Qui est le chef de l'État canadien? La même Élisabeth II qui est représentée ici par la Gouverneure générale désignée arbitrairement par le gouvernement canadien. Cette symbolique est encore plus dépassée ici, dans un pays d'outre-atlantique indépendant depuis longtemps. En tout respect pour la personne qui représente la reine, sa charge est complètement désuète, pour ne pas dire folklorique, et c'est un symbole anti-démocratique que les Canadiens, et à plus forte raison les Québécois, devraient considérer comme humiliant. D'ailleurs plusieurs esprits d'avant-garde au Canada, dont un ancien ministre libéral fédéral, veulent que le Canada rompe avec cette institution.
Quand on songe en particulier que les immigrants, pour avoir la citoyenneté canadienne, doivent prêter serment d'allégeance à Élisabeth II, on flirte tout simplement avec l'absurde. Voilà une bien étrange façon de changer de pays! Ce rituel déplacé n'est pas sans rapport avec le fait qu'il est souvent difficile de convaincre nos frères et soeurs issus de l'immigration de voter pour la liberté de notre nation. Ils ont leur serment en mémoire et ont l'impression de le violer en épousant la cause pourtant très démocratique de notre indépendance.
Pour le Québec, toute cette comédie royaliste est encore plus excentrique et déshonorante. Le lieutenant gouverneur, M. Pierre Duchesne, exerce ses fonctions au sein de l'État national québécois en étant le représentant de la représentante d'une reine exotique! Il est en plus désigné exclusivement par Ottawa pour ajouter l'insulte à l'injure. Il s'agit actuellement d'une personne hautement respectable et je lui ai écrit lors de sa nomination que mon estime pour lui était inversement proportionnelle à celle que j'ai pour sa fonction.
En plus, et c'est à peine croyable à notre époque, les députés que nous élisons ne peuvent pas nous représenter dans notre Assemblée nationale s'ils ne prêtent pas serment d'allégeance à la reine. Nos députés à Ottawa sont aussi soumis à cet absurde rituel. J'ai dû moi-même m'y soumettre à plusieurs reprises, en me marchant sur le coeur comme l'avaient fait René Lévesque et tous les autres pour remplir leur devoir d'élus. Il faut dire que dans mon cas, comme le faisaient bien d'autres, j'ajoutais une phrase au texte officiel pour dire que je le prononçais en souhaitant que le peuple mette fin démocratiquement, et au plus tôt, à ce rituel dépassé.
À l'ouverture, en France, des cérémonies célébrant le quatrième centenaire de notre capitale nationale, c'est la représentante de la reine d'Angleterre qui nous a représentés aussi.
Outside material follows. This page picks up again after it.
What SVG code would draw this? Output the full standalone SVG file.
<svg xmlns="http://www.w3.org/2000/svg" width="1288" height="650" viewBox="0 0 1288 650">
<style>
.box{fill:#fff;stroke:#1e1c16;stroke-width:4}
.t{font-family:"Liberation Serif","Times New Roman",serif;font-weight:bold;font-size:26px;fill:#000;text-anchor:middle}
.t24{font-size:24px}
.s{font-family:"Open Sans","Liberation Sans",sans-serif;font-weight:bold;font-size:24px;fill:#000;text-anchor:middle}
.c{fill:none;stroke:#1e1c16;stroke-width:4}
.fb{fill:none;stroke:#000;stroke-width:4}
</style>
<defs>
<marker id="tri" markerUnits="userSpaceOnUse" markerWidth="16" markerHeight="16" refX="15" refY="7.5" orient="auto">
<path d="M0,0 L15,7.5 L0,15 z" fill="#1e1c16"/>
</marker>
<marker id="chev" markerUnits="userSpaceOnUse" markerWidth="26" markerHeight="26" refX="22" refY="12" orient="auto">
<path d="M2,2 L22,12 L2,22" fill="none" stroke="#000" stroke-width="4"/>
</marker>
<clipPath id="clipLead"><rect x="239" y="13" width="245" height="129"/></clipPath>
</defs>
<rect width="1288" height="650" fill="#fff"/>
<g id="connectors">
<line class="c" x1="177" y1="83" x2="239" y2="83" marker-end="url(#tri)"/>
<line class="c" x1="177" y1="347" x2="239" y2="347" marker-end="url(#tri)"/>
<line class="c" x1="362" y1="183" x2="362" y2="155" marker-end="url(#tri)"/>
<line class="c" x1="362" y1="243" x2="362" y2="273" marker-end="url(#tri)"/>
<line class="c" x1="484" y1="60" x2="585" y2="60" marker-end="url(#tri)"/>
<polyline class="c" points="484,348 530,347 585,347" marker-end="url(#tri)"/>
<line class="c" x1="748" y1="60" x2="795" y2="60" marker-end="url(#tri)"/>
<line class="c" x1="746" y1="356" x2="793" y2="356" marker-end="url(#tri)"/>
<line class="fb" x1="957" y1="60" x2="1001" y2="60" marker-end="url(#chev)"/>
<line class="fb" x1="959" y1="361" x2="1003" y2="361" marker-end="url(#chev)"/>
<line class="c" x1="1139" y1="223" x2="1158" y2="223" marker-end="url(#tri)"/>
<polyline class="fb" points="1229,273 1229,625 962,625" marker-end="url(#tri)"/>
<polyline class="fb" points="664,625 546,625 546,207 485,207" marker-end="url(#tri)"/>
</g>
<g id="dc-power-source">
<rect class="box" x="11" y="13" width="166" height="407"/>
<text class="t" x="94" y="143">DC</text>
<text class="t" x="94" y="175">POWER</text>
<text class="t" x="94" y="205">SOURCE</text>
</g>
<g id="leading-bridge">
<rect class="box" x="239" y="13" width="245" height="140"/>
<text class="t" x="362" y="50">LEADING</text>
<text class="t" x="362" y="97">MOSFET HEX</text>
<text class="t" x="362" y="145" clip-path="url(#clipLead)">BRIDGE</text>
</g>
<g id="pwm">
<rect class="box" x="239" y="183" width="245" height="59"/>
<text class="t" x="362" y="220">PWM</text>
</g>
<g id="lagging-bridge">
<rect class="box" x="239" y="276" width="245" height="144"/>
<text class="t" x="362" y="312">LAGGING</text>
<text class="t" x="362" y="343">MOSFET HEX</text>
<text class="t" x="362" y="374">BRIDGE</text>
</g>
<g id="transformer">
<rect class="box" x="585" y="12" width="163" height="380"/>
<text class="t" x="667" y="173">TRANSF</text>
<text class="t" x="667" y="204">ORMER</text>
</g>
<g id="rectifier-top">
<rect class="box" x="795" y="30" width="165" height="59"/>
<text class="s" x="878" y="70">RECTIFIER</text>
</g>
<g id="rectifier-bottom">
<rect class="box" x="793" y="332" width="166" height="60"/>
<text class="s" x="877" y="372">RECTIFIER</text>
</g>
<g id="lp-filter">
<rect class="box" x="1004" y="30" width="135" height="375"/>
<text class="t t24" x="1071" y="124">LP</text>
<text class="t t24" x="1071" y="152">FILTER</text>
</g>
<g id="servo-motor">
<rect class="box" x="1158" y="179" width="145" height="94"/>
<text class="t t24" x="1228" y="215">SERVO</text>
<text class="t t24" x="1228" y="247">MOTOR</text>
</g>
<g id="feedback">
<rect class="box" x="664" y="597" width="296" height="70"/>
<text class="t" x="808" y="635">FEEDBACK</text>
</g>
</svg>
On l'a même présentée ensuite comme le successeur de Samuel de Champlain! Il faut le faire! Même si la gouverneure générale a une résidence officielle à Québec, très vaste et somptueuse comparée à celle de notre Premier ministre, et qui donne sur l'un des plus beaux paysages du monde, Samuel de Champlain n'a jamais eu, ni rêvé d'un tel palais.
Les deux grands peuples dont nous sommes voisins géographiquement ou culturellement, les États-Unis d'Amérique et la France, ont tourné le dos à la monarchie depuis longtemps. Les deux ont agi suivant un puissant souffle démocratique et de modernité, inspirés par ces penseurs lucides et visionnaires que l'on appelait "les Lumières". Leurs régimes portent le beau nom de "République", ce qui veut dire littéralement "la chose publique", contrairement à la monarchie centrée sur une personne sur le choix de laquelle le peuple n'a rien à dire.
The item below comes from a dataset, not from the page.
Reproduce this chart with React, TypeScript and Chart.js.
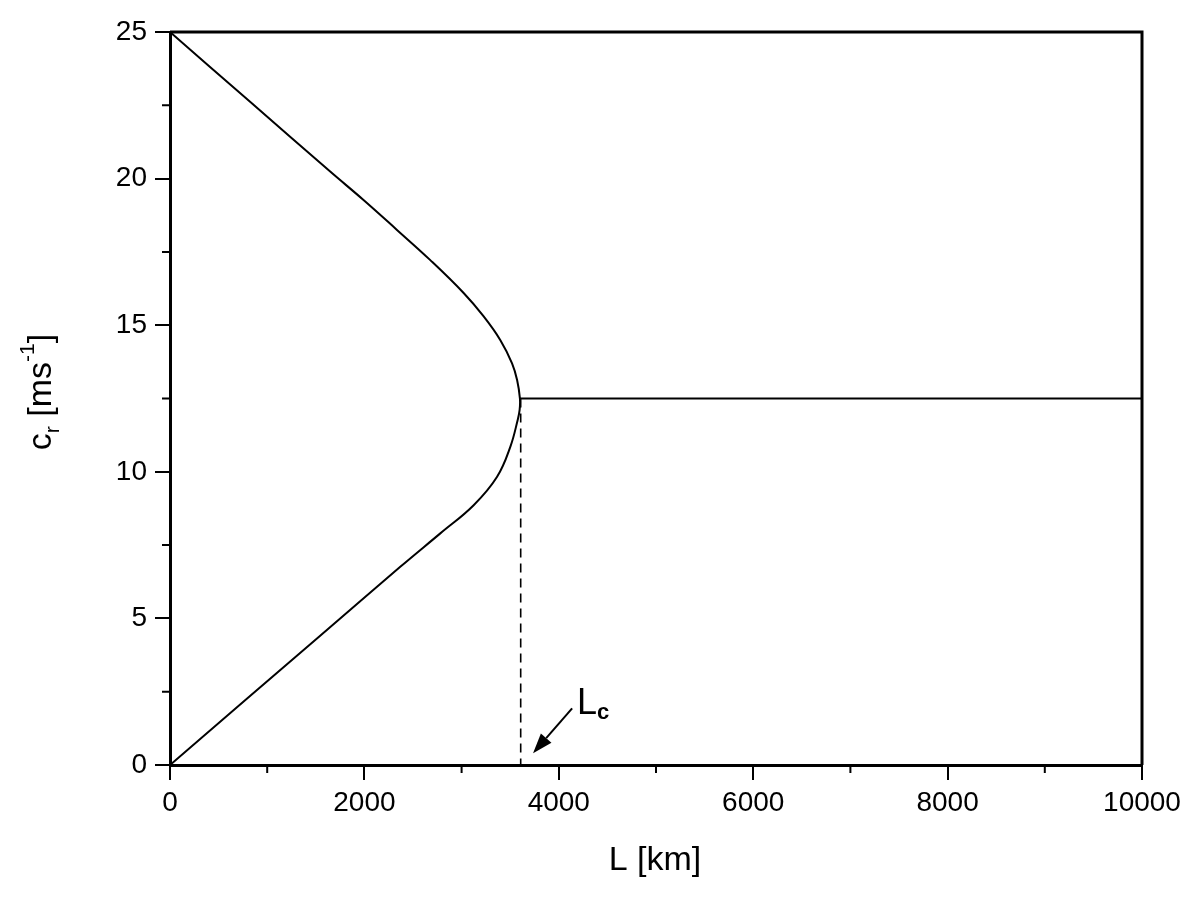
import React, { useEffect, useRef } from 'react'
import { Chart, registerables } from 'chart.js'

Chart.register(...registerables)

const FONT = '"Liberation Sans", Arial, sans-serif'

// upper branch of the dispersion curve, L [km] -> c_r [m/s]
const upperL = [0, 824, 1648, 1991, 2335, 2678, 3021, 3227, 3399, 3519, 3571, 3600]
const upperC = [25, 22.62, 20.24, 19.27, 18.25, 17.22, 16.1, 15.3, 14.49, 13.7, 13.13, 12.5]
// lower branch, back from the turning point to the origin
const lowerL = [3597, 3577, 3502, 3365, 3124, 2781, 2369, 1545, 0]
const lowerC = [12.11, 11.77, 10.86, 9.83, 8.86, 7.9, 6.76, 4.41, 0]
// beyond L_c: constant phase speed
const flatL = [3600, 10000]
const flatC = [12.5, 12.5]
// critical wavelength marker
const LcValue = 3608
const dashC = [12.5, 0]
const arrowFrom = { x: 4137, y: 1.93 }
const arrowTo = { x: 3735, y: 0.4 }

const xMinor = [1000, 3000, 5000, 7000, 9000]
const yMinor = [2.5, 7.5, 12.5, 17.5, 22.5]

const toPts = (xs: number[], ys: number[]) => xs.map((v, i) => ({ x: v, y: ys[i] }))

const decor = {
  id: 'decor',
  afterDraw(chart: any) {
    const { ctx, chartArea: a, scales } = chart
    const x = scales.x
    const y = scales.y
    ctx.save()
    ctx.strokeStyle = '#000'
    ctx.fillStyle = '#000'

    // top and right frame
    ctx.lineWidth = 3
    ctx.beginPath()
    ctx.moveTo(a.left, a.top)
    ctx.lineTo(a.right, a.top)
    ctx.lineTo(a.right, a.bottom)
    ctx.stroke()

    // minor ticks
    ctx.lineWidth = 2
    ctx.beginPath()
    xMinor.forEach((v) => {
      const px = x.getPixelForValue(v)
      ctx.moveTo(px, a.bottom)
      ctx.lineTo(px, a.bottom + 8)
    })
    yMinor.forEach((v) => {
      const py = y.getPixelForValue(v)
      ctx.moveTo(a.left, py)
      ctx.lineTo(a.left - 8, py)
    })
    ctx.stroke()

    // arrow pointing at L_c
    const x1 = x.getPixelForValue(arrowFrom.x)
    const y1 = y.getPixelForValue(arrowFrom.y)
    const x2 = x.getPixelForValue(arrowTo.x)
    const y2 = y.getPixelForValue(arrowTo.y)
    const ang = Math.atan2(y2 - y1, x2 - x1)
    const head = 20
    const hw = 7
    const bx = x2 - head * Math.cos(ang)
    const by = y2 - head * Math.sin(ang)
    ctx.lineWidth = 2
    ctx.beginPath()
    ctx.moveTo(x1, y1)
    ctx.lineTo(bx, by)
    ctx.stroke()
    ctx.beginPath()
    ctx.moveTo(x2, y2)
    ctx.lineTo(bx + hw * Math.sin(ang), by - hw * Math.cos(ang))
    ctx.lineTo(bx - hw * Math.sin(ang), by + hw * Math.cos(ang))
    ctx.closePath()
    ctx.fill()

    // L_c label
    ctx.textBaseline = 'alphabetic'
    ctx.textAlign = 'left'
    ctx.font = `36px ${FONT}`
    ctx.fillText('L', 577, 714)
    ctx.font = `bold 22px ${FONT}`
    ctx.fillText('c', 597, 719)

    // x title
    ctx.font = `34px ${FONT}`
    ctx.textAlign = 'center'
    ctx.fillText('L [km]', 655, 870)

    // y title: c_r [ms^-1], rotated
    ctx.translate(51, 392)
    ctx.rotate(-Math.PI / 2)
    ctx.textAlign = 'left'
    const big = `34px ${FONT}`
    const small = `21px ${FONT}`
    const parts: [string, string, number][] = [
      ['c', big, 0],
      ['r', small, 8],
      [' [ms', big, 0],
      ['-1', small, -17],
      [']', big, 0],
    ]
    let total = 0
    parts.forEach(([t, f]) => {
      ctx.font = f
      total += ctx.measureText(t).width
    })
    let cx = -total / 2
    parts.forEach(([t, f, dy]) => {
      ctx.font = f
      ctx.fillText(t, cx, dy)
      cx += ctx.measureText(t).width
    })
    ctx.restore()
  },
}

export default function App() {
  const canvasRef = useRef<HTMLCanvasElement>(null)

  useEffect(() => {
    if (!canvasRef.current) return
    const line = { showLine: true, borderColor: '#000', pointRadius: 0, fill: false }
    const chart = new Chart(canvasRef.current, {
      type: 'scatter',
      data: {
        datasets: [
          {
            ...line,
            data: [...toPts(upperL, upperC), ...toPts(lowerL, lowerC)],
            borderWidth: 2,
            tension: 0.4,
          },
          { ...line, data: toPts(flatL, flatC), borderWidth: 2 },
          {
            ...line,
            data: toPts([LcValue, LcValue], dashC),
            borderWidth: 1.6,
            borderDash: [9, 6],
          },
        ],
      },
      options: {
        animation: false,
        responsive: true,
        maintainAspectRatio: false,
        layout: { padding: { top: 32, right: 58, left: 0, bottom: 0 } },
        plugins: { legend: { display: false }, tooltip: { enabled: false }, title: { display: false } },
        scales: {
          x: {
            type: 'linear',
            min: 0,
            max: 10000,
            afterFit: (s: any) => { s.height = 132 },
            ticks: {
              stepSize: 2000,
              color: '#000',
              font: { family: FONT, size: 28 },
              padding: 6,
              maxRotation: 0,
              callback: (v: any) => String(v),
            },
            grid: { drawOnChartArea: false, tickLength: 15, color: '#000', lineWidth: 2 },
            border: { color: '#000', width: 3 },
          },
          y: {
            type: 'linear',
            min: 0,
            max: 25,
            afterFit: (s: any) => { s.width = 170 },
            ticks: {
              stepSize: 5,
              color: '#000',
              font: { family: FONT, size: 28 },
              padding: 8,
              callback: (v: any) => String(v),
            },
            grid: { drawOnChartArea: false, tickLength: 15, color: '#000', lineWidth: 2 },
            border: { color: '#000', width: 3 },
          },
        },
      },
      plugins: [decor],
    })
    return () => chart.destroy()
  }, [])

  return (
    <div style={{ position: 'fixed', left: 0, top: 0, width: 1200, height: 897, background: '#fff' }}>
      <canvas ref={canvasRef} />
    </div>
  )
}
Je veux bien qu'on s'habitue à tout, mais cette monarchie étrangère et désuète a beaucoup trop duré. Il est temps que le Canada qui n'est pas sans prétention quant à son image, se réveille et se débarrasse de cette symbolique qui n'est pas à son honneur. S'il le fait, ce qui semble encore improbable, et si nous avons encore à ce moment le statut de "province", il nous débarrassera en même temps.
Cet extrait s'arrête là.